# Task goal:
Using the material below, print a verbatim copy of every line from the one containing "Reproduce this chart with matplotlib." through the one containing "16, 16, 14, 14, 17, 17, 9, 9, 15, 18]", inclusive, and omit the pictures.

**** Dataset ****

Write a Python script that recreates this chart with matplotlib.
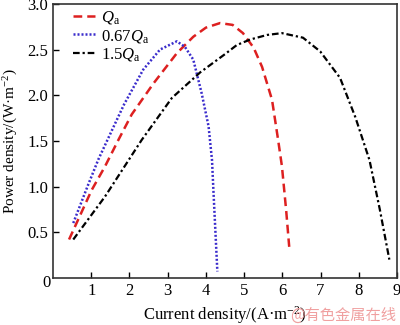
import matplotlib
matplotlib.use("Agg")
import matplotlib.pyplot as plt

plt.rcParams['font.family'] = ['Liberation Serif', 'DejaVu Serif']
plt.rcParams['mathtext.fontset'] = 'custom'
plt.rcParams['mathtext.rm'] = 'Liberation Serif'
plt.rcParams['mathtext.it'] = 'Liberation Serif:italic'

# Qa
x_qa = [0.42, 1.01, 1.36, 1.71, 2.06, 2.63, 3.24, 3.67, 4.0, 4.37, 4.7, 4.97, 5.25, 5.47, 5.73, 5.89, 5.99, 6.1, 6.18]
y_qa = [0.42, 0.96, 1.22, 1.51, 1.79, 2.13, 2.46, 2.64, 2.74, 2.79, 2.77, 2.68, 2.52, 2.31, 1.95, 1.51, 1.22, 0.74, 0.34]

# 0.67 Qa
x_067 = [0.53, 0.92, 1.19, 1.58, 1.86, 2.36, 2.8, 3.24, 3.45, 3.67, 3.89, 4.07, 4.16, 4.2, 4.25, 4.3]
y_067 = [0.60, 1.02, 1.30, 1.65, 1.90, 2.28, 2.50, 2.59, 2.53, 2.39, 2.02, 1.66, 1.29, 0.93, 0.5, 0.07]

# 1.5 Qa
x_15 = [0.53, 1.36, 2.32, 3.11, 3.85, 4.5, 4.81, 5.16, 5.6, 5.99, 6.54, 6.99, 7.51, 7.91, 8.28, 8.55, 8.8]
y_15 = [0.42, 0.89, 1.51, 1.97, 2.25, 2.45, 2.55, 2.61, 2.66, 2.68, 2.63, 2.48, 2.19, 1.76, 1.29, 0.75, 0.20]

fig = plt.figure(figsize=(4, 3.25), dpi=100)
ax = fig.add_axes([0.1325, 0.145, 0.86, 0.843])

ax.plot(x_qa, y_qa, color='#dd2020', linestyle=(0, (3.5, 2)), linewidth=1.8, label='$Q_\\mathrm{a}$')
ax.plot(x_067, y_067, color='#3a2ccc', linestyle=(0, (0.8, 0.8)), linewidth=1.8, label='0.67$Q_\\mathrm{a}$')
ax.plot(x_15, y_15, color='black', linestyle=(0, (3, 1.3, 1, 1.3)), linewidth=1.6, label='1.5$Q_\\mathrm{a}$')

ax.set_xlim(0, 9)
ax.set_ylim(0, 3.0)
ax.set_xticks([1, 2, 3, 4, 5, 6, 7, 8, 9])
ax.set_yticks([0.5, 1.0, 1.5, 2.0, 2.5, 3.0])
ax.set_yticklabels(['0.5', '1.0', '1.5', '2.0', '2.5', '3.0'])
ax.tick_params(direction='in', length=4, labelsize=12, width=1)
# shared origin label
ax.annotate('0', xy=(0, 0), xycoords='axes fraction', xytext=(-2, -4),
            textcoords='offset points', ha='right', va='center', fontsize=12)
for s in ax.spines.values():
    s.set_linewidth(1.2)
    s.set_color('#333333')

ax.set_xlabel('Current density/(A·m$^{-2}$)', fontsize=12, labelpad=4)
ax.set_ylabel('Power density/(W·m$^{-2}$)', fontsize=11, labelpad=5)

leg = ax.legend(loc='upper left', bbox_to_anchor=(0.039, 1.005), frameon=False,
                fontsize=12, handlelength=1.3, handletextpad=0.36,
                labelspacing=0.08, borderaxespad=0)

fig.text(0.99, 0.005, '@有色金属在线', ha='right', va='bottom', fontsize=11,
         color='#f0a0a0', family=['Noto Sans CJK SC', 'DejaVu Sans'])

fig.savefig('out.png', dpi=100)
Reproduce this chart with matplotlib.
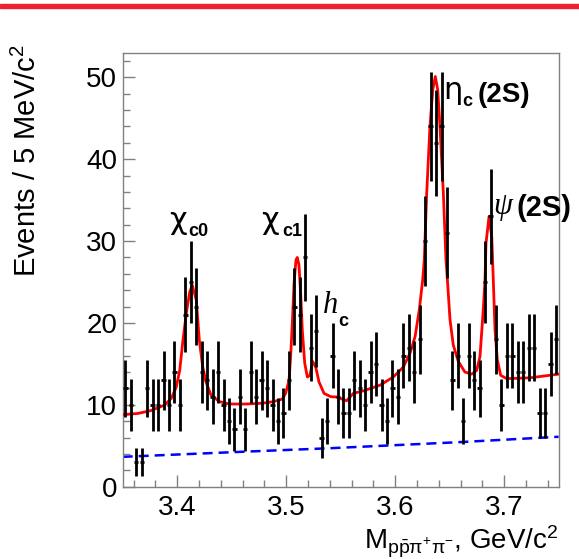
import numpy as np
import matplotlib
matplotlib.use('Agg')
import matplotlib.pyplot as plt
from matplotlib.patches import Rectangle
from matplotlib.ticker import MultipleLocator

plt.rcParams['font.family'] = ['Liberation Sans', 'DejaVu Sans']
plt.rcParams['mathtext.fontset'] = 'custom'
plt.rcParams['mathtext.rm'] = 'Liberation Sans'
plt.rcParams['mathtext.it'] = 'Liberation Sans:italic'
plt.rcParams['mathtext.bf'] = 'Liberation Sans:bold'

# events per 5 MeV bin, 3.35 - 3.75 GeV
bin_lo = 3.35
bin_w = 0.005
counts = [12, 10, 3, 3, 12, 10, 10, 13, 10, 14,
          10, 21, 25, 22, 14, 13, 11, 14, 10, 8,
          7, 11, 7, 14, 11, 13, 12, 10, 8, 9,
          13, 22, 21, 28, 17, 19, 6, 8, 16, 11,
          9, 9, 13, 12, 10, 14, 15, 10, 8, 12,
          11, 16, 17, 14, 18, 30, 44, 42, 44, 31,
          13, 16, 8, 16, 13, 12, 25, 33, 18, 10,
          16, 16, 14, 14, 17, 17, 9, 9, 15, 18]

# total fit (red)
fit_m = [3.350, 3.364, 3.376, 3.3885, 3.3946, 3.3992, 3.4023, 3.4053, 3.4084, 3.4115,
         3.4139, 3.4175, 3.4203, 3.4234, 3.4264, 3.4310, 3.4386, 3.4478, 3.4631, 3.4784,
         3.4888, 3.4964, 3.4995, 3.5026, 3.5041, 3.5056, 3.5072, 3.5090, 3.5102, 3.5117,
         3.5133, 3.5148, 3.5170, 3.5194, 3.5218, 3.5243, 3.5271, 3.5301, 3.5347, 3.5408,
         3.5469, 3.5530, 3.5555, 3.5616, 3.5707, 3.5861, 3.5983, 3.6074, 3.6136, 3.6182,
         3.6221, 3.6252, 3.6267, 3.6289, 3.6319, 3.6345, 3.6368, 3.6390, 3.6411, 3.6442,
         3.6466, 3.6473, 3.6503, 3.6533, 3.6579, 3.6640, 3.6702, 3.6748, 3.6778, 3.6808,
         3.6824, 3.6833, 3.6861, 3.6886, 3.6900, 3.6916, 3.6937, 3.6968, 3.7023, 3.7237,
         3.7500]
fit_y = [8.8, 8.95, 9.3, 9.97, 10.8, 12.2, 14.2, 17.9, 21.2, 23.8,
         24.6, 22.8, 17.9, 14.65, 12.8, 11.2, 10.4, 10.1, 10.1, 10.2,
         10.4, 10.7, 11.4, 13.0, 15.9, 19.9, 24.8, 27.7, 28.0, 27.1,
         23.6, 19.1, 15.1, 13.4, 13.6, 15.3, 14.6, 12.8, 11.4, 11.0,
         10.95, 10.6, 10.5, 11.4, 11.7, 12.4, 13.4, 14.6, 16.3, 18.3,
         21.6, 25.2, 27.7, 35.8, 44.0, 48.5, 50.1, 48.5, 44.0, 35.8,
         27.7, 26.5, 20.4, 17.3, 15.3, 14.0, 13.75, 14.2, 15.9, 21.6,
         25.2, 29.7, 33.0, 30.5, 25.3, 19.1, 15.5, 13.6, 13.2, 13.3,
         13.75]

# background (blue dashed)
bkg_m = [3.35, 3.46, 3.54, 3.66, 3.75]
bkg_y = [3.65, 4.27, 4.70, 5.45, 6.10]

centers = bin_lo + bin_w * (np.arange(len(counts)) + 0.5)
counts = np.array(counts)
errs = np.sqrt(counts)

fig = plt.figure(figsize=(5.79, 5.59), dpi=100)
ax = fig.add_axes([0.2119, 0.1293, 0.7530, 0.7764])

# red line on top of the page
fig.patches.append(Rectangle((0, 0.9855), 1, 0.0068, transform=fig.transFigure,
                             color='#ec2330', zorder=5))

ax.plot(bkg_m, bkg_y, color='#0000ff', lw=1.8, dashes=(4, 2.4), zorder=2)
ax.plot(fit_m, fit_y, color='#ff0000', lw=2, zorder=3)
ax.errorbar(centers, counts, yerr=errs, xerr=0.002, fmt='none',
            ecolor='black', elinewidth=2, capsize=0, zorder=4)

ax.set_xlim(3.35, 3.75)
ax.set_ylim(0, 53)
ax.xaxis.set_major_locator(MultipleLocator(0.1))
ax.xaxis.set_minor_locator(MultipleLocator(0.02))
ax.yaxis.set_major_locator(MultipleLocator(10))
ax.yaxis.set_minor_locator(MultipleLocator(2))
ax.tick_params(which='both', direction='in', color='#808080', width=1,
               top=False, right=False, labelsize=20)
ax.tick_params(which='major', length=8.6)
ax.tick_params(which='minor', length=4.7)
ax.tick_params(axis='y', pad=4)
ax.tick_params(axis='x', pad=6)
ax.xaxis.set_major_formatter(plt.FuncFormatter(lambda v, p: f'{v:.1f}'))
for s in ax.spines.values():
    s.set_color('#808080')
    s.set_linewidth(1)

# peak labels
sym = dict(family=['DejaVu Sans'], fontsize=22)
sub = dict(fontsize=13, fontweight='bold')
ax.text(3.3930, 30.7, 'χ', ha='left', va='bottom', **sym)
ax.text(3.4101, 30.1, 'c0', ha='left', va='bottom', **sub)
ax.text(3.4772, 30.7, 'χ', ha='left', va='bottom', **sym)
ax.text(3.4962, 30.1, 'c1', ha='left', va='bottom', **sub)
ax.text(3.6440, 46.6, 'η', ha='left', va='bottom', **sym)
ax.text(3.6618, 46.0, 'c', ha='left', va='bottom', **sub)
ax.text(3.6755, 46.3, '(2S)', ha='left', va='bottom', fontsize=20, fontweight='bold')
ax.text(3.6898, 32.5, 'ψ', ha='left', va='bottom', fontsize=22, style='italic',
        family=['Liberation Serif', 'DejaVu Serif'])
ax.text(3.7117, 32.3, '(2S)', ha='left', va='bottom', fontsize=21, fontweight='bold')
ax.text(3.5338, 20.3, 'h', ha='left', va='bottom', fontsize=22, style='italic',
        family=['Liberation Serif', 'DejaVu Serif'])
ax.text(3.5475, 19.1, 'c', ha='left', va='bottom', **sub)

fig.text(0.9649, 1 - 550 / 559, r'M$_{\mathrm{p\bar{p}\pi^{+}\pi^{-}}}$, GeV/c$^{2}$',
         ha='right', va='baseline', fontsize=20)
fig.text(27 / 579, 1 - 161 / 559, r'Events / 5 MeV/c$^{2}$', rotation=90,
         ha='center', va='center', fontsize=21)

fig.savefig('out.png', dpi=100)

****

# Complete output:
Reproduce this chart with matplotlib.
import numpy as np
import matplotlib
matplotlib.use('Agg')
import matplotlib.pyplot as plt
from matplotlib.patches import Rectangle
from matplotlib.ticker import MultipleLocator

plt.rcParams['font.family'] = ['Liberation Sans', 'DejaVu Sans']
plt.rcParams['mathtext.fontset'] = 'custom'
plt.rcParams['mathtext.rm'] = 'Liberation Sans'
plt.rcParams['mathtext.it'] = 'Liberation Sans:italic'
plt.rcParams['mathtext.bf'] = 'Liberation Sans:bold'

# events per 5 MeV bin, 3.35 - 3.75 GeV
bin_lo = 3.35
bin_w = 0.005
counts = [12, 10, 3, 3, 12, 10, 10, 13, 10, 14,
          10, 21, 25, 22, 14, 13, 11, 14, 10, 8,
          7, 11, 7, 14, 11, 13, 12, 10, 8, 9,
          13, 22, 21, 28, 17, 19, 6, 8, 16, 11,
          9, 9, 13, 12, 10, 14, 15, 10, 8, 12,
          11, 16, 17, 14, 18, 30, 44, 42, 44, 31,
          13, 16, 8, 16, 13, 12, 25, 33, 18, 10,
          16, 16, 14, 14, 17, 17, 9, 9, 15, 18]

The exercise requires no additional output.